Part of a data file
···

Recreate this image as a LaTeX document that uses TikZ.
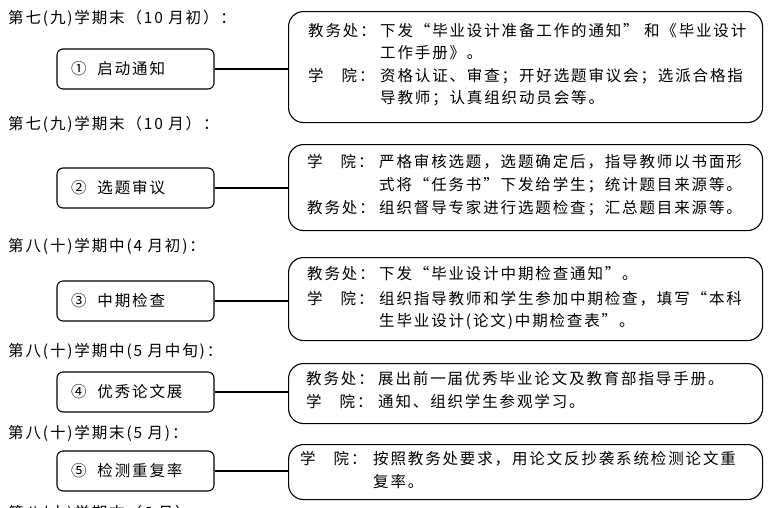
\documentclass[tikz,border=0pt]{standalone}
\usepackage{fontspec}
\setmainfont{Noto Sans CJK SC}[LetterSpace=12]
\newcommand\fs{\fontsize{15.5pt}{20pt}\selectfont}
\newcommand\jwc{教务处：}
\newcommand\xyy{学\hspace{18pt}院：}
\newcommand\cnum[1]{#1\hspace{11pt}}
\begin{document}
\begin{tikzpicture}[x=1pt,y=-1pt,
  stage/.style={draw, line width=1.1pt, rounded corners=6pt, minimum width=157pt,
    minimum height=40pt, text width=129pt, align=left, inner xsep=14pt, inner ysep=0pt, font=\fs},
  detail/.style={draw, line width=1.1pt, rounded corners=15pt, anchor=north west,
    inner sep=0pt, minimum width=474pt},
  txt/.style={anchor=base west, inner sep=0pt, font=\fs},
  link/.style={line width=1.1pt}]
\useasboundingbox (0,0) rectangle (777,507);

% headers
\node[txt] (h1) at (8,23.5) {第七(九)学期末（10 月初）：};
\node[txt] (h2) at (8,129) {第七(九)学期末（10 月）：};
\node[txt] (h3) at (8,251) {第八(十)学期中(4 月初)：};
\node[txt] (h4) at (8,356) {第八(十)学期中(5 月中旬)：};
\node[txt] (h5) at (8,438.5) {第八(十)学期末(5 月)：};
\node[txt] (h6) at (8,518) {第八(十)学期末（6 月）：};

% stage boxes
\node[stage] (b1) at (135.5,69) {\cnum{①}启动通知};
\node[stage] (b2) at (135.5,188) {\cnum{②}选题审议};
\node[stage] (b3) at (135.5,301) {\cnum{③}中期检查};
\node[stage] (b4) at (135.5,392) {\cnum{④}优秀论文展};
\node[stage] (b5) at (135.5,471) {\cnum{⑤}检测重复率};

% detail boxes
\node[detail, minimum height=111pt] (r1) at (288,11) {};
\node[detail, minimum height=86pt] (r2) at (288,144) {};
\node[detail, minimum height=83pt] (r3) at (288,257) {};
\node[detail, minimum height=60pt] (r4) at (288,363) {};
\node[detail, minimum height=55pt] (r5) at (288,444) {};

% connectors
\draw[link] (b1.east) -- (b1.east -| r1.west);
\draw[link] (b2.east) -- (b2.east -| r2.west);
\draw[link] (b3.east) -- (b3.east -| r3.west);
\draw[link] (b4.east) -- (b4.east -| r4.west);
\draw[link] (b5.east) -- (b5.east -| r5.west);

% box 1 text
\node[txt] (l11) at (308,36.4) {\jwc};
\node[txt] (t11) at (380,36.4) {下发“毕业设计准备工作的通知” 和《毕业设计};
\node[txt] (t12) at (380,58.4) {工作手册》。};
\node[txt] (l13) at (308,81.4) {\xyy};
\node[txt] (t13) at (380,81.4) {资格认证、审查；开好选题审议会；选派合格指};
\node[txt] (t14) at (380,103.4) {导教师；认真组织动员会等。};

% box 2 text
\node[txt] (l21) at (307,167) {\xyy};
\node[txt] (t21) at (379,167) {严格审核选题，选题确定后，指导教师以书面形};
\node[txt] (t22) at (379,190) {式将“任务书”下发给学生；统计题目来源等。};
\node[txt] (l23) at (307,213) {\jwc};
\node[txt] (t23) at (379,213) {组织督导专家进行选题检查；汇总题目来源等。};

% box 3 text
\node[txt] (l31) at (307,279.5) {\jwc};
\node[txt] (t31) at (379,279.5) {下发“毕业设计中期检查通知”。};
\node[txt] (l32) at (307,304) {\xyy};
\node[txt] (t32) at (379,304) {组织指导教师和学生参加中期检查，填写“本科};
\node[txt] (t33) at (379,326) {生毕业设计(论文)中期检查表”。};

% box 4 text
\node[txt] (l41) at (306,384) {\jwc};
\node[txt] (t41) at (378,384) {展出前一届优秀毕业论文及教育部指导手册。};
\node[txt] (l42) at (306,407.5) {\xyy};
\node[txt] (t42) at (378,407.5) {通知、组织学生参观学习。};

% box 5 text
\node[txt] (l51) at (300,464.5) {\xyy};
\node[txt] (t51) at (373,464.5) {按照教务处要求，用论文反抄袭系统检测论文重};
\node[txt] (t52) at (373,487.5) {复率。};
\end{tikzpicture}
\end{document}
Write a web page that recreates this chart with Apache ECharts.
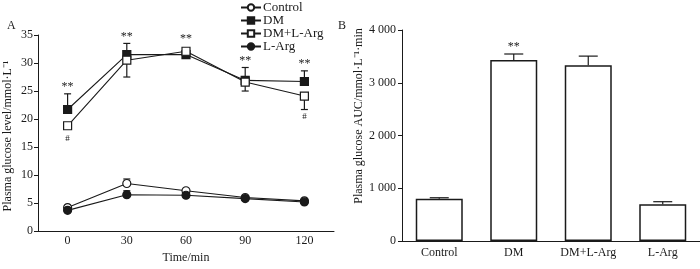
<!DOCTYPE html>
<html>
<head>
<meta charset="utf-8">
<script src="https://cdn.jsdelivr.net/npm/echarts@6/dist/echarts.min.js"></script>
<style>
  html, body { margin: 0; padding: 0; background: #fff; }
  #main { width: 700px; height: 269px; }
</style>
</head>
<body>
<div id="main"></div>
<script>
var myChart = echarts.init(document.getElementById("main"));

// A: 血糖曲线
const timeCats = ["0", "30", "60", "90", "120"];
const controlMean = [4.2, 8.5, 7.2, 6.0, 5.4];
const controlUp = [0, 0.8, 0, 0, 0];
const dmMean = [21.7, 31.5, 31.5, 26.9, 26.7];
const dmUp = [2.8, 2.0, 0, 2.3, 1.9];
const dmArgMean = [18.8, 30.5, 32.1, 26.6, 24.1];
const dmArgDown = [0, 3.0, 0, 1.6, 2.4];
const argMean = [3.7, 6.5, 6.4, 5.8, 5.2];
const argUp = [0, 0.7, 0, 0, 0];
const starMarks = ["**", "**", "**", "**", "**"];
const hashMarks = ["#", "", "", "", "#"];
const yTicksA = [0, 35, 5];

// B: AUC
const groupCats = ["Control", "DM", "DM+L-Arg", "L-Arg"];
const aucMean = [800, 3430, 3330, 695];
const aucUp = [20, 115, 175, 50];
const aucStars = ["", "**", "", ""];
const yTicksB = [0, 4000, 1000];

const FONT = "Liberation Serif";
const FS = 12;
const INK = "#1a1a1a";

function errBars(means, up, down, capW) {
  return function (params, api) {
    const i = api.value(0);
    const m = means[i];
    const u = up ? up[i] : 0;
    const d = down ? down[i] : 0;
    const p0 = api.coord([i, m]);
    const pt = api.coord([i, m + u]);
    const pb = api.coord([i, m - d]);
    const style = { stroke: INK, lineWidth: 1.2 };
    const kids = [];
    if (u > 0) {
      kids.push({ type: "line", shape: { x1: p0[0], y1: p0[1], x2: pt[0], y2: pt[1] }, style: style });
      kids.push({ type: "line", shape: { x1: pt[0] - capW / 2, y1: pt[1], x2: pt[0] + capW / 2, y2: pt[1] }, style: style });
    }
    if (d > 0) {
      kids.push({ type: "line", shape: { x1: p0[0], y1: p0[1], x2: pb[0], y2: pb[1] }, style: style });
      kids.push({ type: "line", shape: { x1: pb[0] - capW / 2, y1: pb[1], x2: pb[0] + capW / 2, y2: pb[1] }, style: style });
    }
    return { type: "group", children: kids };
  };
}

function idx(arr) {
  return arr.map((v, i) => [i, v]);
}

function lineSeries(name, data, symbol, fill) {
  return {
    name: name,
    type: "line",
    xAxisIndex: 0,
    yAxisIndex: 0,
    data: data,
    symbol: symbol,
    symbolSize: 8,
    lineStyle: { color: INK, width: 1.1 },
    itemStyle: { color: fill, borderColor: INK, borderWidth: 1.2 },
    z: 3,
  };
}

function errSeries(means, up, down, capW, xi, yi) {
  return {
    type: "custom",
    xAxisIndex: xi,
    yAxisIndex: yi,
    data: idx(means),
    renderItem: errBars(means, up, down, capW),
    z: xi === 0 ? 1 : 4,
    silent: true,
  };
}

option = {
  animation: false,
  textStyle: { fontFamily: FONT },
  legend: {
    orient: "vertical",
    left: 235,
    top: -4,
    itemWidth: 20,
    itemHeight: 8,
    itemGap: 0,
    textStyle: { fontFamily: FONT, fontSize: FS + 1, color: INK, lineHeight: 13, padding: [0, 0, 0, -3] },
    data: ["Control", "DM", "DM+L-Arg", "L-Arg"],
  },
  grid: [
    { left: 38, top: 35, width: 296, bottom: 27 },
    { left: 402, top: 30, right: 0, bottom: 28 },
  ],
  xAxis: [
    {
      gridIndex: 0,
      type: "category",
      data: timeCats,
      boundaryGap: true,
      axisLine: { lineStyle: { color: INK, width: 1 } },
      axisTick: { show: false },
      axisLabel: { color: INK, fontSize: FS, fontFamily: FONT, margin: 4, interval: 0 },
      name: "Time/min",
      nameLocation: "middle",
      nameGap: 17,
      nameTextStyle: { color: INK, fontSize: FS, fontFamily: FONT },
    },
    {
      gridIndex: 1,
      type: "category",
      data: groupCats,
      axisLine: { lineStyle: { color: INK, width: 1 } },
      axisTick: { show: false },
      axisLabel: { color: INK, fontSize: FS, fontFamily: FONT, margin: 6, interval: 0 },
    },
  ],
  yAxis: [
    {
      gridIndex: 0,
      type: "value",
      min: yTicksA[0],
      max: yTicksA[1],
      interval: yTicksA[2],
      splitLine: { show: false },
      axisLine: { show: true, lineStyle: { color: INK, width: 1 } },
      axisTick: { show: true, length: 4, lineStyle: { color: INK } },
      axisLabel: { color: INK, fontSize: FS, fontFamily: FONT, margin: 5 },
    },
    {
      gridIndex: 1,
      type: "value",
      min: yTicksB[0],
      max: yTicksB[1],
      interval: yTicksB[2],
      splitLine: { show: false },
      axisLine: { show: true, lineStyle: { color: INK, width: 1 } },
      axisTick: { show: true, length: 4, lineStyle: { color: INK } },
      axisLabel: {
        color: INK,
        fontSize: FS,
        fontFamily: FONT,
        margin: 6,
        formatter: (v) => String(v).replace(/\B(?=(\d{3})+(?!\d))/g, " "),
      },
    },
  ],
  graphic: [
    { type: "text", left: 7, top: 20, style: { text: "A", font: FS + "px " + FONT, fill: INK } },
    { type: "text", left: 338, top: 20, style: { text: "B", font: FS + "px " + FONT, fill: INK } },
    {
      type: "text",
      x: 8,
      y: 136,
      rotation: Math.PI / 2,
      style: { text: "Plasma glucose level/mmol·L⁻¹", font: FS + "px " + FONT, fill: INK, align: "center", verticalAlign: "middle" },
    },
    {
      type: "text",
      x: 359,
      y: 116,
      rotation: Math.PI / 2,
      style: { text: "Plasma glucose AUC/mmol·L⁻¹·min", font: FS + "px " + FONT, fill: INK, align: "center", verticalAlign: "middle" },
    },
  ],
  series: [
    errSeries(controlMean, controlUp, null, 7, 0, 0),
    errSeries(dmMean, dmUp, null, 7, 0, 0),
    errSeries(dmArgMean, null, dmArgDown, 7, 0, 0),
    errSeries(argMean, argUp, null, 7, 0, 0),
    lineSeries("Control", controlMean, "circle", "#fff"),
    lineSeries("DM", dmMean, "rect", INK),
    lineSeries("DM+L-Arg", dmArgMean, "rect", "#fff"),
    lineSeries("L-Arg", argMean, "circle", INK),
    {
      // 显著性标记
      type: "custom",
      xAxisIndex: 0,
      yAxisIndex: 0,
      data: idx(dmMean),
      z: 5,
      silent: true,
      renderItem: function (params, api) {
        const i = api.value(0);
        const x = api.coord([i, 0])[0];
        const top = Math.min(
          api.coord([i, dmMean[i] + dmUp[i]])[1],
          api.coord([i, dmMean[i]])[1] - 5,
          api.coord([i, dmArgMean[i]])[1] - 5
        );
        const bottom = Math.max(
          api.coord([i, dmArgMean[i] - dmArgDown[i]])[1],
          api.coord([i, dmArgMean[i]])[1] + 5,
          api.coord([i, dmMean[i]])[1] + 5
        );
        return {
          type: "group",
          children: [
            { type: "text", x: x, y: top - 1, style: { text: starMarks[i], font: FS + "px " + FONT, fill: INK, align: "center", verticalAlign: "bottom" } },
            { type: "text", x: x, y: bottom + 3, style: { text: hashMarks[i], font: "9px " + FONT, fill: INK, align: "center", verticalAlign: "top" } },
          ],
        };
      },
    },
    {
      type: "bar",
      xAxisIndex: 1,
      yAxisIndex: 1,
      data: aucMean,
      barWidth: 47,
      itemStyle: { color: "#fff", borderColor: INK, borderWidth: 1.5 },
      z: 2,
    },
    errSeries(aucMean, aucUp, null, 19, 1, 1),
    {
      type: "custom",
      xAxisIndex: 1,
      yAxisIndex: 1,
      data: idx(aucMean),
      z: 5,
      silent: true,
      renderItem: function (params, api) {
        const i = api.value(0);
        const p = api.coord([i, aucMean[i] + aucUp[i]]);
        return { type: "text", x: p[0], y: p[1] - 1, style: { text: aucStars[i], font: FS + "px " + FONT, fill: INK, align: "center", verticalAlign: "bottom" } };
      },
    },
  ],
};
myChart.setOption(option);
</script>
</body>
</html>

···

● Written request: Starting with the first line of the data above and ending with the line containing "(0,0) rectangle (777,507);", please restate every line exactly, leaving images out.

● Answer to this task:
Recreate this image as a LaTeX document that uses TikZ.
\documentclass[tikz,border=0pt]{standalone}
\usepackage{fontspec}
\setmainfont{Noto Sans CJK SC}[LetterSpace=12]
\newcommand\fs{\fontsize{15.5pt}{20pt}\selectfont}
\newcommand\jwc{教务处：}
\newcommand\xyy{学\hspace{18pt}院：}
\newcommand\cnum[1]{#1\hspace{11pt}}
\begin{document}
\begin{tikzpicture}[x=1pt,y=-1pt,
  stage/.style={draw, line width=1.1pt, rounded corners=6pt, minimum width=157pt,
    minimum height=40pt, text width=129pt, align=left, inner xsep=14pt, inner ysep=0pt, font=\fs},
  detail/.style={draw, line width=1.1pt, rounded corners=15pt, anchor=north west,
    inner sep=0pt, minimum width=474pt},
  txt/.style={anchor=base west, inner sep=0pt, font=\fs},
  link/.style={line width=1.1pt}]
\useasboundingbox (0,0) rectangle (777,507);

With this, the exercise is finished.